Our guide demonstrated by squashing one in his hand.
  • Andean Condors are related to vultures. They are super ugly scavengers and one of the biggest birds alive! They have about a three meter wingspan and live up to 100 years in captivity. It’s unknown how long they live in the wild, but ask a local and they will tell you these birds live forever. Unlike most other birds, the Andean Condor can fly above 8,000 meters.
  • Some tribes used to perform cranial deformation to show respect for their regional mountain god. They would do this with infants while the skull was still soft. They would deform their head to look similar to the shape of the mountain; for example, if the mountain was pointy on top they would bind wood around the sides of the head, and if it was flat on top they would bind wood on top of the head and under the chin.
  • Wititi means love dance or sex dance. According to our guide, small towns in the Colca Valley have festivals where a boy will ask a girl to dance, and if she accepts they are supposed to dance for five days and get married two weeks later - which supposedly resulted in some 2,000 people getting married after the last festival. You can read more about the tradition on UNESCO’s website.

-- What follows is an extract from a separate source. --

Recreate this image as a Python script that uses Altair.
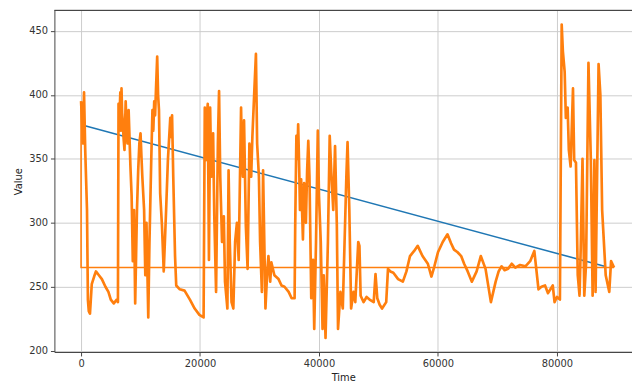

In addition to the fun facts we learned, we also saw some amazing scenery. One of our mini hikes was to a place that basically looked like the Peruvian version of the hoodoos at Bryce Canyon. Throughout our journey into the Colca Valley, we saw numerous Andinas (agricultural terraces in Peru), beautiful green landscapes, and snow-topped peaks. We spent the night in a tiny town at a picturesque lodge, with huge windows overlooking the valley. On the second day of the trek, we did a beautiful bike ride into the canyon, stopping along the way to look for condors, and wrapped up with a quick stop to some local hot springs. It ended up being far less physically demanding than we had expected, but it was a nice side trip to wrap up our time in Arequipa.

Flamingos in the national preserve.
Volcanic rock formations.
Rain coming in over the volcanoes.
Andinas, or agricultural terracing, found in Peru.
The view from Cruz del Condor, the famous lookout point to see condors.